Leave out all pictures. Return exactly the lines from the top of the material through the line containing "30], [173.1, 30]];".

* begin *

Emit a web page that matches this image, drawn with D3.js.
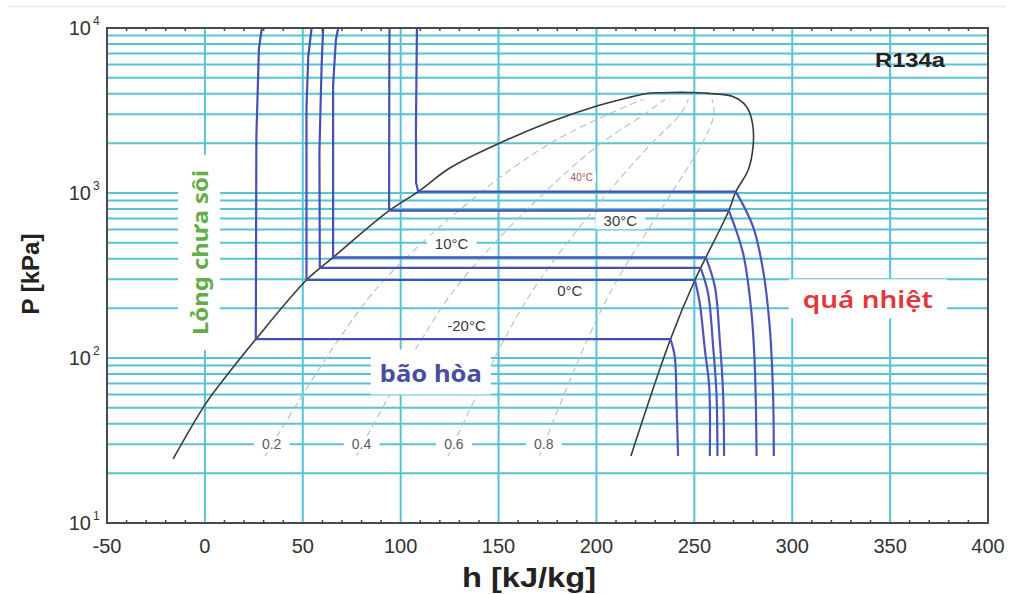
<!DOCTYPE html>
<html>
<head>
<meta charset="utf-8" />
<style>
  body { margin: 0; background: #fff; }
  svg { display: block; font-family: "Liberation Sans", Arial, sans-serif; }
</style>
</head>
<body>
<script src="https://cdn.jsdelivr.net/npm/d3@7/dist/d3.min.js"></script>
<script>
// ---- axis ticks
const hTicks = [-50, 0, 50, 100, 150, 200, 250, 300, 350, 400];
const pDecades = [10, 100, 1000, 10000];
const pExponents = ["1", "2", "3", "4"];

// ---- saturation dome (h kJ/kg, P kPa)
const satLiquid = [[-16.2, 24.5], [0, 52], [9.35, 73.6], [26, 130], [51.9, 297], [65.5, 407], [94.1, 781],
  [109, 1019], [125.1, 1417], [150.7, 2010], [176.2, 2692], [200.2, 3365], [215.5, 3766], [225.7, 4011]];
const satTop = [[225.7, 4011], [232.4, 4055], [252.8, 4055], [257.9, 4011]];
const satVapor = [[257.9, 4011], [269.7, 3840], [276.7, 3333], [279.7, 2643], [280, 1910], [277.5, 1377],
  [271.2, 1019], [267.6, 781], [255.9, 407], [250.3, 297], [237.8, 130], [217.6, 25.5]];

// ---- quality lines inside the dome
const qualityNames = ["0.2", "0.4", "0.6", "0.8"];
const q02 = [[30.7, 25.5], [68.4, 130], [91.6, 297], [141.4, 1019], [176.4, 2000], [206, 3000], [224, 3700]];
const q04 = [[77.4, 25.5], [110.7, 130], [131.3, 297], [173.9, 1019], [202.3, 2000], [224.5, 3000], [235, 3700]];
const q06 = [[124.2, 25.5], [153, 130], [171, 297], [206.3, 1019], [228.2, 2000], [242.8, 3000], [247, 3700]];
const q08 = [[170.9, 25.5], [195.4, 130], [210.6, 297], [238.8, 1019], [254, 2000], [260, 3000], [259, 3700]];
const qualityLabelAt = [[34.1, 30], [80, 30], [127.2, 30], [173.1, 30]];

// ---- isotherms: evaporating/condensing pressure, liquid branch, vapour branch
const isoNames = ["-20°C", "0°C", "5°C", "10°C", "30°C", "40°C"];
const isoP = [130, 297, 352, 407, 781, 1019];
const isoHliq = [26.0, 51.9, 58.7, 65.5, 94.1, 109];
const isoHvap = [237.8, 250.3, 253.2, 255.9, 267.6, 271.2];
const liqM20 = [[26.0, 130], [26.3, 2200], [27.6, 7500], [29.1, 10000]];
const liq0 = [[51.9, 297], [51.9, 3300], [52.8, 6700], [54.5, 10000]];
const liq5 = [[58.7, 352], [58.5, 1780], [59.6, 5820], [60.4, 10000]];
const liq10 = [[65.5, 407], [65.5, 4520], [66.9, 8470], [68.1, 10000]];
const liq30 = [[94.1, 781], [94.2, 5000], [94.3, 10000]];
const liq40 = [[109, 1019], [107.9, 1150], [107.8, 2400], [108.3, 10000]];
const vapM20 = [[237.8, 130], [240, 102], [240.9, 53], [241.7, 25.5]];
const vap0 = [[250.3, 297], [252.8, 214], [255.4, 112], [257.6, 67], [257.9, 25.5]];
const vap5 = [[253.2, 352], [257, 247], [259.6, 117], [261.3, 61], [261.8, 25.5]];
const vap10 = [[255.9, 407], [260.5, 270], [263, 128], [264.7, 61], [265.2, 25.5]];
const vap30 = [[267.6, 781], [274.9, 431], [279.2, 187], [280.9, 88.5], [281.8, 25.5]];
const vap40 = [[271.2, 1019], [280, 625], [285.1, 341], [288.5, 155], [290.2, 61], [290.6, 25.5]];

// ---- temperature labels (position in h, P)
const tempLabels = ["40°C", "30°C", "10°C", "0°C", "-20°C"];
const tempLabelAt = [[192.5, 1250], [212.2, 676], [126, 491], [186.4, 256], [133.6, 156]];

// ---- region labels
const regionLabels = ["Lỏng chưa sôi", "bão hòa", "quá nhiệt"];
const regionLabelAt = [[-2.3, 436], [115.4, 81], [338.6, 225]];

const W = 1014, H = 594;
const x = d3.scaleLinear().domain([-50, 400]).range([107, 988]);
const y = d3.scaleLog().domain([10, 10000]).range([523, 28]);

const svg = d3.select("body").append("svg").attr("width", W).attr("height", H);

// faint border line of the screenshot
svg.append("line").attr("x1", 8).attr("x2", 1006).attr("y1", 6.5).attr("y2", 6.5)
  .attr("stroke", "#ececec").attr("stroke-width", 2);

// grid
const gridColor = "#58c3d6";
const pGrid = [];
[10, 100, 1000].forEach(dec => d3.range(1, 10).forEach(m => { if (m * dec > 10) pGrid.push(m * dec); }));
svg.append("g").selectAll("line").data(pGrid).join("line")
  .attr("x1", x(-50)).attr("x2", x(400))
  .attr("y1", d => y(d)).attr("y2", d => y(d))
  .attr("stroke", gridColor).attr("stroke-width", 2);
svg.append("g").selectAll("line").data(hTicks.slice(1, -1)).join("line")
  .attr("x1", d => x(d)).attr("x2", d => x(d))
  .attr("y1", y(10)).attr("y2", y(10000))
  .attr("stroke", gridColor).attr("stroke-width", 2);

const curve = d3.line().x(d => x(d[0])).y(d => y(d[1])).curve(d3.curveCatmullRom.alpha(0.5));
const straight = d3.line().x(d => x(d[0])).y(d => y(d[1]));

// quality lines
svg.append("g").selectAll("path").data([q02, q04, q06, q08]).join("path")
  .attr("d", curve).attr("fill", "none")
  .attr("stroke", "#bdbdbd").attr("stroke-width", 1.1).attr("stroke-dasharray", "7,4");

// saturation dome
svg.append("path").attr("d", curve(satLiquid.concat(satTop.slice(1), satVapor.slice(1))))
  .attr("fill", "none").attr("stroke", "#3a3a3a").attr("stroke-width", 1.6);

// label helper: white box + text
function boxedText(g, txt, cx, cy, opt) {
  const grp = g.append("g").attr("transform", `translate(${cx},${cy})${opt.rotate ? " rotate(-90)" : ""}`);
  const rect = grp.append("rect").attr("fill", "#fff");
  const t = grp.append("text").text(txt)
    .attr("text-anchor", "middle").attr("dy", "0.35em")
    .attr("font-size", opt.size).attr("fill", opt.color)
    .attr("font-weight", opt.weight || "normal");
  if (opt.family) t.attr("font-family", opt.family);
  if (opt.len) t.attr("textLength", opt.len).attr("lengthAdjust", "spacingAndGlyphs");
  const b = t.node().getBBox();
  rect.attr("x", b.x - opt.padX).attr("y", b.y - opt.padY)
    .attr("width", b.width + 2 * opt.padX).attr("height", b.height + 2 * opt.padY);
}

const labels = svg.append("g");
qualityNames.forEach((q, i) => boxedText(labels, q, x(qualityLabelAt[i][0]), y(qualityLabelAt[i][1]),
  { size: 14, color: "#5a5a5a", padX: 8, padY: 0 }));
tempLabels.forEach((t, i) => boxedText(labels, t, x(tempLabelAt[i][0]), y(tempLabelAt[i][1]),
  i === 0 ? { size: 10, color: "#b0504f", padX: 3, padY: 0 }
          : { size: 15, color: "#3a3a3a", padX: 8, padY: 0 }));
boxedText(labels, regionLabels[0], x(regionLabelAt[0][0]), y(regionLabelAt[0][1]),
  { size: 22, color: "#62ad45", weight: "bold", family: "Noto Sans", len: 165, padX: 15, padY: 6, rotate: true });
boxedText(labels, regionLabels[1], x(regionLabelAt[1][0]), y(regionLabelAt[1][1]),
  { size: 24, color: "#4b4ca4", weight: "bold", family: "Noto Sans", len: 102, padX: 9, padY: 6 });
boxedText(labels, regionLabels[2], x(regionLabelAt[2][0]), y(regionLabelAt[2][1]),
  { size: 24, color: "#e3363c", weight: "600", family: "Noto Sans", len: 130, padX: 14, padY: 3 });

// isotherms
const blue = "#4450b2";
const iso = svg.append("g").attr("fill", "none").attr("stroke", blue).attr("stroke-width", 2.2);
iso.selectAll(".liq").data([liqM20, liq0, liq5, liq10, liq30, liq40]).join("path")
  .attr("class", "liq").attr("d", straight);
iso.selectAll(".bar").data(isoP).join("line").attr("class", "bar")
  .attr("x1", (d, i) => x(isoHliq[i])).attr("x2", (d, i) => x(isoHvap[i]))
  .attr("y1", d => y(d)).attr("y2", d => y(d));
iso.selectAll(".vap").data([vapM20, vap0, vap5, vap10, vap30, vap40]).join("path")
  .attr("class", "vap").attr("d", curve).attr("stroke", "#4f55b8");

// frame and minor ticks
svg.append("rect").attr("x", x(-50)).attr("y", y(10000))
  .attr("width", x(400) - x(-50)).attr("height", y(10) - y(10000))
  .attr("fill", "none").attr("stroke", "#4a4a4a").attr("stroke-width", 2);
const minor = d3.range(-40, 400, 10).filter(d => d % 50 !== 0);
svg.append("g").selectAll("line").data(minor).join("line")
  .attr("x1", d => x(d)).attr("x2", d => x(d)).attr("y1", y(10000)).attr("y2", y(10000) + 3)
  .attr("stroke", "#444").attr("stroke-width", 1.5);
svg.append("g").selectAll("line").data(minor).join("line")
  .attr("x1", d => x(d)).attr("x2", d => x(d)).attr("y1", y(10)).attr("y2", y(10) - 3)
  .attr("stroke", "#444").attr("stroke-width", 1.5);

// tick labels
svg.append("g").selectAll("text").data(hTicks).join("text")
  .attr("x", d => x(d)).attr("y", 553).attr("text-anchor", "middle")
  .attr("font-size", 20).attr("fill", "#333").text(d => d);
svg.append("g").selectAll("text").data(pDecades).join("text")
  .attr("x", 91).attr("y", d => y(d) + 7).attr("text-anchor", "end")
  .attr("font-size", 20).attr("fill", "#333").text("10");
svg.append("g").selectAll("text").data(pDecades).join("text")
  .attr("x", 93).attr("y", d => y(d) - 3)
  .attr("font-size", 12).attr("fill", "#333").text((d, i) => pExponents[i]);

// axis titles
svg.append("text").attr("x", 529).attr("y", 587).attr("text-anchor", "middle")
  .attr("font-size", 28).attr("font-weight", "bold").attr("fill", "#222")
  .attr("textLength", 134).attr("lengthAdjust", "spacingAndGlyphs").text("h [kJ/kg]");
svg.append("text").attr("transform", "translate(39,274) rotate(-90)").attr("text-anchor", "middle")
  .attr("font-size", 24).attr("font-weight", "bold").attr("fill", "#222").text("P [kPa]");
svg.append("text").attr("x", 945).attr("y", 67).attr("text-anchor", "end")
  .attr("font-size", 20).attr("font-weight", "bold").attr("fill", "#222")
  .attr("textLength", 70).attr("lengthAdjust", "spacingAndGlyphs").text("R134a");
</script>
</body>
</html>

* end *

> Answer for the task:
Emit a web page that matches this image, drawn with D3.js.
<!DOCTYPE html>
<html>
<head>
<meta charset="utf-8" />
<style>
  body { margin: 0; background: #fff; }
  svg { display: block; font-family: "Liberation Sans", Arial, sans-serif; }
</style>
</head>
<body>
<script src="https://cdn.jsdelivr.net/npm/d3@7/dist/d3.min.js"></script>
<script>
// ---- axis ticks
const hTicks = [-50, 0, 50, 100, 150, 200, 250, 300, 350, 400];
const pDecades = [10, 100, 1000, 10000];
const pExponents = ["1", "2", "3", "4"];

// ---- saturation dome (h kJ/kg, P kPa)
const satLiquid = [[-16.2, 24.5], [0, 52], [9.35, 73.6], [26, 130], [51.9, 297], [65.5, 407], [94.1, 781],
  [109, 1019], [125.1, 1417], [150.7, 2010], [176.2, 2692], [200.2, 3365], [215.5, 3766], [225.7, 4011]];
const satTop = [[225.7, 4011], [232.4, 4055], [252.8, 4055], [257.9, 4011]];
const satVapor = [[257.9, 4011], [269.7, 3840], [276.7, 3333], [279.7, 2643], [280, 1910], [277.5, 1377],
  [271.2, 1019], [267.6, 781], [255.9, 407], [250.3, 297], [237.8, 130], [217.6, 25.5]];

// ---- quality lines inside the dome
const qualityNames = ["0.2", "0.4", "0.6", "0.8"];
const q02 = [[30.7, 25.5], [68.4, 130], [91.6, 297], [141.4, 1019], [176.4, 2000], [206, 3000], [224, 3700]];
const q04 = [[77.4, 25.5], [110.7, 130], [131.3, 297], [173.9, 1019], [202.3, 2000], [224.5, 3000], [235, 3700]];
const q06 = [[124.2, 25.5], [153, 130], [171, 297], [206.3, 1019], [228.2, 2000], [242.8, 3000], [247, 3700]];
const q08 = [[170.9, 25.5], [195.4, 130], [210.6, 297], [238.8, 1019], [254, 2000], [260, 3000], [259, 3700]];
const qualityLabelAt = [[34.1, 30], [80, 30], [127.2, 30], [173.1, 30]];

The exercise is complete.